Body of Proof

Aaaaaand, we're back!  Sorry for the delay folks, but life has caught up with me, and sadly, my TV life has suffered.  But I'm popping back in for a minute to discuss a "new" show, Body of Proof.

Body of Proof follows Dr. Megan Hunt, a headstrong, but emotionally unavailable, medical examiner (ME) in Philadelphia.  Dr. Hunt, a former surgeon, killed a patient on her surgical table due to some type of weird paralysis that resulted from a car accident.  Thus, her position as an ME: you can't kill someone if they're already dead.  As is natural in the TV world, Dr. Hunt and her ragtag group of fellow medical examiners, medical investigators, and police detectives team up to solve crimes a la HOUSE (except it's diagnosing cause of death to solve crimes instead of determining what ails ya). 

What's more interesting, however, is Hunt's relationships with her co-workers and her estranged daughter.  TV vet Dana Delaney does a great job of portraying the brash, socially inept, but fashionable, doctor who seems to care more for her dead patients than those alive and well orbiting her very existence.  She breaks interrogation protocol to find the killer; she smothers her daughter with well-intentioned actions, trying to win back the affection lost due to her former grueling surgical schedule; and she bosses her superiors around at the Medical Examiner's Office.  For all her wit and intelligence, Hunt lacks social grace and awareness, which makes her a semi-interesting character for primetime television.

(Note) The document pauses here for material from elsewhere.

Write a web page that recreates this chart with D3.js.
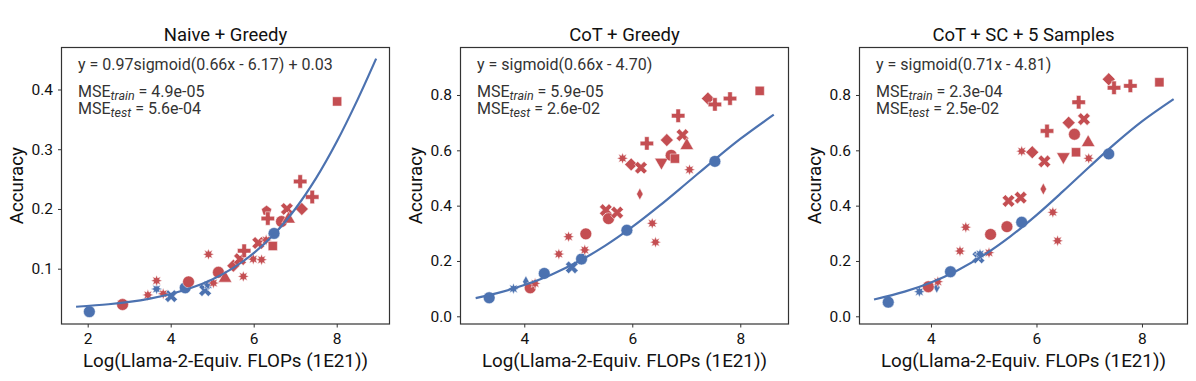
<!DOCTYPE html>
<html lang="en">
<head>
<meta charset="UTF-8">
<title>Accuracy vs FLOPs</title>
<script src="https://d3js.org/d3.v7.min.js"></script>
<style>
    body { margin: 0; background: #fff; }
    svg { font-family: Roboto, "DejaVu Sans", sans-serif; }
    .tick text { font-size: 15.5px; fill: #111; }
    .tick line { stroke: #333; }
    .title { font-size: 18.5px; fill: #111; }
    .axis-label { font-size: 18.8px; fill: #111; }
    .note { font-size: 16px; fill: #333; }
</style>
</head>
<body>
<svg width="1196" height="381"></svg>
<script>
// panel titles and fit text
const titles = ["Naive + Greedy", "CoT + Greedy", "CoT + SC + 5 Samples"];
const fitLabels = ["y = 0.97sigmoid(0.66x - 6.17) + 0.03", "y = sigmoid(0.66x - 4.70)", "y = sigmoid(0.71x - 4.81)"];
const mseTrain = ["4.9e-05", "5.9e-05", "2.3e-04"];
const mseTest = ["5.6e-04", "2.6e-02", "2.5e-02"];

// axes
const xDomains = [[1.369, 9.272], [2.819, 8.893], [2.645, 8.863]];
const yDomains = [[0.0074, 0.4703], [-0.0278, 0.9717], [-0.0278, 0.9717]];
const xTicks = [[2, 4, 6, 8], [4, 6, 8], [4, 6, 8]];
const yTicks = [[0.1, 0.2, 0.3, 0.4], [0, 0.2, 0.4, 0.6, 0.8], [0, 0.2, 0.4, 0.6, 0.8]];

// [x, accuracy, marker, set]  set: "train" (blue) or "test" (red)
const naiveGreedy = [
    [2.04, 0.028, "circle", "train"], [3.66, 0.066, "star", "train"], [4.01, 0.054, "x", "train"],
    [4.35, 0.068, "circle", "train"], [4.83, 0.064, "x", "train"], [4.9, 0.073, "star", "train"],
    [6.49, 0.159, "circle", "train"],
    [2.84, 0.040, "circle", "test"], [3.45, 0.056, "star", "test"], [3.66, 0.080, "star", "test"],
    [3.82, 0.058, "star", "test"], [4.43, 0.078, "circle", "test"], [4.91, 0.124, "star", "test"],
    [5.03, 0.076, "star", "test"], [5.15, 0.094, "circle", "test"], [5.31, 0.084, "triangle", "test"],
    [5.51, 0.105, "diamond", "test"], [5.75, 0.087, "star", "test"], [5.67, 0.116, "x", "test"],
    [5.77, 0.130, "plus", "test"], [5.99, 0.116, "star", "test"], [6.19, 0.115, "star", "test"],
    [6.11, 0.143, "x", "test"], [6.3, 0.148, "star", "test"], [6.46, 0.138, "square", "test"],
    [6.31, 0.197, "pentagon", "test"], [6.34, 0.184, "plus", "test"], [6.8, 0.200, "x", "test"],
    [6.67, 0.179, "circle", "test"], [6.84, 0.183, "triangle", "test"], [7.12, 0.246, "plus", "test"],
    [7.16, 0.200, "diamond", "test"], [7.41, 0.220, "plus", "test"], [8.01, 0.380, "square", "test"]
];
const cotGreedy = [
    [3.35, 0.067, "circle", "train"], [3.8, 0.100, "star", "train"], [4.03, 0.125, "thin", "train"],
    [4.37, 0.155, "circle", "train"], [4.88, 0.177, "x", "train"], [5.06, 0.207, "circle", "train"],
    [5.9, 0.311, "circle", "train"], [7.53, 0.560, "circle", "train"],
    [4.11, 0.103, "circle", "test"], [4.2, 0.119, "star", "test"], [4.64, 0.225, "star", "test"],
    [4.82, 0.288, "star", "test"], [5.12, 0.240, "star", "test"], [5.14, 0.298, "circle", "test"],
    [5.51, 0.384, "x", "test"], [5.56, 0.353, "circle", "test"], [5.72, 0.375, "x", "test"],
    [5.82, 0.571, "star", "test"], [5.98, 0.549, "diamond", "test"], [6.16, 0.537, "x", "test"],
    [6.14, 0.442, "thin", "test"], [6.27, 0.625, "plus", "test"], [6.37, 0.336, "star", "test"],
    [6.43, 0.268, "star", "test"], [6.54, 0.557, "triangleDown", "test"], [6.64, 0.637, "diamond", "test"],
    [6.72, 0.582, "circle", "test"], [6.79, 0.570, "square", "test"], [6.85, 0.725, "plus", "test"],
    [6.93, 0.655, "x", "test"], [7.01, 0.617, "triangle", "test"], [7.06, 0.530, "star", "test"],
    [7.4, 0.787, "diamond", "test"], [7.53, 0.766, "plus", "test"], [7.81, 0.787, "plus", "test"],
    [8.36, 0.815, "square", "test"]
];
const cotScSamples = [
    [3.19, 0.051, "circle", "train"], [3.78, 0.089, "star", "train"], [4.11, 0.105, "thin", "train"],
    [4.37, 0.161, "circle", "train"], [4.9, 0.213, "x", "train"], [4.93, 0.225, "star", "train"],
    [5.72, 0.340, "circle", "train"], [7.37, 0.587, "circle", "train"],
    [3.95, 0.107, "circle", "test"], [4.13, 0.125, "star", "test"], [4.55, 0.236, "star", "test"],
    [4.66, 0.322, "star", "test"], [5.1, 0.230, "star", "test"], [5.13, 0.296, "circle", "test"],
    [5.44, 0.324, "circle", "test"], [5.47, 0.417, "x", "test"], [5.7, 0.429, "x", "test"],
    [5.72, 0.597, "star", "test"], [5.92, 0.593, "diamond", "test"], [6.15, 0.560, "x", "test"],
    [6.13, 0.460, "thin", "test"], [6.2, 0.670, "plus", "test"], [6.31, 0.376, "star", "test"],
    [6.4, 0.273, "star", "test"], [6.51, 0.577, "triangleDown", "test"], [6.61, 0.700, "diamond", "test"],
    [6.72, 0.658, "circle", "test"], [6.75, 0.593, "square", "test"], [6.8, 0.774, "plus", "test"],
    [6.9, 0.713, "x", "test"], [6.98, 0.628, "triangle", "test"], [6.99, 0.571, "star", "test"],
    [7.37, 0.857, "diamond", "test"], [7.47, 0.826, "plus", "test"], [7.78, 0.833, "plus", "test"],
    [8.33, 0.846, "square", "test"]
];

// fitted curves
const naiveGreedyFit = [[1.72, 0.0363], [2.5, 0.0405], [3, 0.0445], [3.5, 0.050], [4, 0.0576], [4.5, 0.068],
    [5, 0.082], [5.5, 0.1009], [6, 0.1259], [6.5, 0.1584], [7, 0.1999], [7.5, 0.2511], [8, 0.3124],
    [8.5, 0.3826], [8.95, 0.4516]];
const cotGreedyFit = [[3.1, 0.0657], [3.5, 0.0839], [4, 0.113], [4.5, 0.1506], [5, 0.1978], [5.5, 0.2554],
    [6, 0.323], [6.5, 0.3989], [7, 0.48], [7.5, 0.5622], [8, 0.6411], [8.62, 0.7289]];
const cotScSamplesFit = [[2.92, 0.0608], [3.5, 0.0891], [4, 0.1224], [4.5, 0.1659], [5, 0.221], [5.5, 0.288],
    [6, 0.3659], [6.5, 0.4514], [7, 0.5399], [7.5, 0.626], [8, 0.7047], [8.6, 0.7852]];

const pointSets = [naiveGreedy, cotGreedy, cotScSamples];
const fitSets = [naiveGreedyFit, cotGreedyFit, cotScSamplesFit];

const blue = "#4c72b0", red = "#c44e52";
const panelLeft = [61.5, 460.5, 859.5];
const panelW = 328, plotTop = 47.5, plotBottom = 324;

const svg = d3.select("svg");

function polygon(pts) {
    const p = d3.path();
    pts.forEach((q, i) => i ? p.lineTo(q[0], q[1]) : p.moveTo(q[0], q[1]));
    p.closePath();
    return p.toString();
}

function markerPath(shape) {
    const r = 5.4;
    switch (shape) {
        case "circle": return d3.symbol(d3.symbolCircle, 110)();
        case "square": return d3.symbol(d3.symbolSquare, 85)();
        case "triangle": return d3.symbol(d3.symbolTriangle, 80)();
        case "triangleDown": return d3.symbol(d3.symbolTriangle, 80)();
        case "plus": return d3.symbol(d3.symbolCross, 100)();
        case "x": return d3.symbol(d3.symbolCross, 100)();
        case "diamond": return polygon([[0, -r * 1.2], [r * 1.2, 0], [0, r * 1.2], [-r * 1.2, 0]]);
        case "thin": return polygon([[0, -r * 1.1], [r * 0.6, 0], [0, r * 1.1], [-r * 0.6, 0]]);
        case "pentagon": return polygon(d3.range(5).map(i => {
            const a = -Math.PI / 2 + i * 2 * Math.PI / 5;
            return [r * Math.cos(a), r * Math.sin(a)];
        }));
        case "star": return polygon(d3.range(16).map(i => {
            const a = -Math.PI / 2 + i * Math.PI / 8;
            const rr = i % 2 ? r * 0.55 : r * 1.05;
            return [rr * Math.cos(a), rr * Math.sin(a)];
        }));
    }
}
const rotation = { x: 45, triangleDown: 180 };

titles.forEach((title, i) => {
    const left = panelLeft[i];
    const x = d3.scaleLinear().domain(xDomains[i]).range([left, left + panelW]);
    const y = d3.scaleLinear().domain(yDomains[i]).range([plotBottom, plotTop]);
    const g = svg.append("g");

    g.append("g")
        .attr("transform", `translate(0,${plotBottom})`)
        .call(d3.axisBottom(x).tickValues(xTicks[i]).tickFormat(d3.format("d")).tickSize(3.5).tickPadding(5.5))
        .call(a => a.select(".domain").remove());
    g.append("g")
        .attr("transform", `translate(${left},0)`)
        .call(d3.axisLeft(y).tickValues(yTicks[i]).tickFormat(d3.format(".1f")).tickSize(3.5).tickPadding(5))
        .call(a => a.select(".domain").remove());
    g.selectAll("g").attr("font-family", null).attr("font-size", null);

    // markers
    g.append("g").selectAll("path")
        .data(pointSets[i])
        .join("path")
        .attr("d", d => markerPath(d[2]))
        .attr("transform", d => `translate(${x(d[0])},${y(d[1])}) rotate(${rotation[d[2]] || 0})`)
        .attr("fill", d => d[3] === "train" ? blue : red)
        .attr("stroke", "#fff")
        .attr("stroke-width", 0.5);

    // fitted sigmoid
    g.append("path")
        .datum(fitSets[i])
        .attr("fill", "none")
        .attr("stroke", blue)
        .attr("stroke-width", 2.2)
        .attr("d", d3.line().x(d => x(d[0])).y(d => y(d[1])).curve(d3.curveCatmullRom));

    // frame
    g.append("rect")
        .attr("x", left).attr("y", plotTop)
        .attr("width", panelW).attr("height", plotBottom - plotTop)
        .attr("fill", "none").attr("stroke", "#333").attr("stroke-width", 1.2);

    g.append("text").attr("class", "title")
        .attr("x", left + panelW / 2).attr("y", 41)
        .attr("text-anchor", "middle").text(title);

    g.append("text").attr("class", "axis-label")
        .attr("x", left + panelW / 2).attr("y", 367)
        .attr("text-anchor", "middle").text("Log(Llama-2-Equiv. FLOPs (1E21))");

    g.append("text").attr("class", "axis-label")
        .attr("transform", `translate(${left - 39},${(plotTop + plotBottom) / 2}) rotate(-90)`)
        .attr("text-anchor", "middle").text("Accuracy");

    const nx = left + 16.5;
    g.append("text").attr("class", "note").attr("x", nx).attr("y", 69.5).text(fitLabels[i]);
    [["train", mseTrain[i], 96.5], ["test", mseTest[i], 114]].forEach(([sub, val, yy]) => {
        const t = g.append("text").attr("class", "note").attr("x", nx).attr("y", yy);
        t.append("tspan").text("MSE");
        t.append("tspan").attr("font-style", "italic").attr("font-size", 12.5).attr("dy", 3).text(sub);
        t.append("tspan").attr("dy", -3).text(" = " + val);
    });
});
</script>
</body>
</html>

And this brings me to a certain observation.  Why is it that TV's main characters need to be flawed or troubled in some way?  I guess it would be quite boring to watch the well-adjusted, loving, married mother without a tragic past solve crimes every week.  Some of the draw, at least for me, of watching television is the escapism: the possibility of aliens, the supernatural, or just watching fictional characters live their flawed, but normal, lives.  Although quite important, plot isn't everything.  Without complex, compelling characters, television shows just wouldn't be that interesting.

Body of Proof airs on Tuesday nights 10/9c on ABC.  My Grade: B.